I’m the seventh stop in a book blog tour for Trading Places: The Best Move You’ll Ever Make in Your Marriage by Drs. Les and Leslie Parrott. If you’re interested, you can find the other stops here.
Here’s the Parrotts official bio:

Drs. Les and Leslie Parrott are founders of www.RealRelationships.com and the Center for Relationship Development at Seattle Pacific University. Their bestselling books include Love Talk, Your Time Starved Marriage, and the award-winning Saving Your Marriage Before It Starts. Their work has been featured in the New York Times and USA Today and they have appeared on CNN, Good Morning America, and Oprah.

They are well known for their excellent work on marriages, as scholars and especially as people committed to helping others. Trading Places falls into the later category.
So, with no further ado, here are my question for the Parrotts and their answer:
Question from Mark for Drs. Les & Leslie Parrott
Les and Leslie:
First, thanks for stopping by my blog on your blog tour. It’s a pleasure to have you here.
Second, thanks for your consistently excellent efforts to strengthen marriages. Your books, conferences, and other resources have helped literally millions of spouses to have healthier and happier marriages.
Third, thanks for writing Trading Places. This is a fine book: focused, readable, engaging, relevant. In reading Trading Places as a part of my preparation for your blog tour, I was challenged personally as a husband. (I say this as a dyed-in-the-wool Analyzer who has to work hard at the feeling part of empathy.)
Okay, now my question: You make a solid case for the importance of empathy in marriage. I’m convinced. So, why do you think so many marriages lack empathy? If it’s so important, and if the fruits of empathy are so delightful, why do husbands and wives struggle with this stuff?
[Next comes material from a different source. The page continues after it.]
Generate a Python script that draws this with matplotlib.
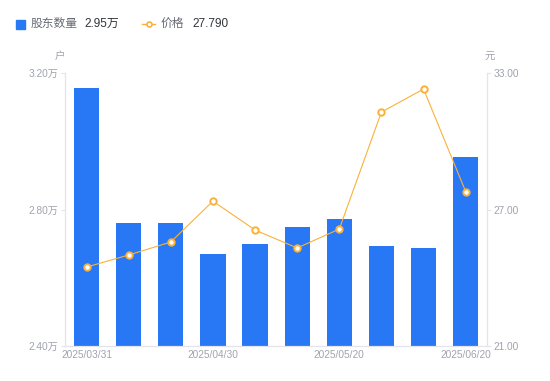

Thanks for taking time to respond to this question.
Answer from Drs. Les & Leslie Parrott
We’re glad we’ve convinced you to practice more empathy!  That’s terrific.  And we’re so glad you like the book.  You’ve posed a good question.
We’ve often felt that if we could give a couple about to be married anything in the world, we’d give them a box of empathy.  Can you imagine who nice it would be if this quality would be that simple to instill?  Of course, it’s not that easy.  And that’s precisely why empathy, or “trading places,” is lacking in so many marriage – it takes intentional effort.
Many of us think we’re already empathizing with our spouse.  We think we accurately understand his or her circumstances.  We believe that we have feelings that are in tune with his or her emotional world.  But truth be told, we’re often missing the mark.  We make assumptions about our spouse’s circumstances and experiences that are simply not accurate.  So, even if we are well intended when it comes to empathy, we too often miss the mark because we lack the skills.  Of course, that’s why we wrote the book … to hand off these skills in a way that you can put into practice.
But there’s another reason that so many couples don’t take advantage of empathy in their relationship – and it’s a selfish one.  We mistakenly believe that if we empathize, if we try to see the world from our partner’s perspective, that we will be setting out own needs aside.  We erroneously believe that our own needs will not get met.  But nothing is farther from the truth.  Empathy, in fact, is the quickest way to get your own needs met.  Why?  Because once your partner senses your empathic investment in him or her, the act is contageous.  He or she is soon beginning to empathize with you.  Empathy begets empathy.  And that’s precisely why we believe that “trading places” is the most rewarding skill you’ll ever practice in your marriage.

Response from Mark
Thanks, Les and Leslie, for this thoughtful and helpful response.
Speaking as a husband and a pastor, you answer hits the spot. It’s easy for folks, including me, to assume that we’re empathizing with our spouse, when in fact we are not giving the “intentional effort” required. I know I can simply take it for granted that I’m in touch with my wife’s feelings, when in fact I’m simply wrapped up in myself.
One of the things I appreciate about Trading Places is its focus. Often books on marriage offer too much advice for me to take in and act upon. I can feel overwhelmed. Trading Places, by focusing on empathy, encourages me to grow in this crucial characteristic of marriage, without feeling like I have to get it all right.
Final Word for My Readers
If you’re married, Trading Places will help you have a better marriage now. If you’re on the way to marriage, buy Trading Places and get a head start on empathy.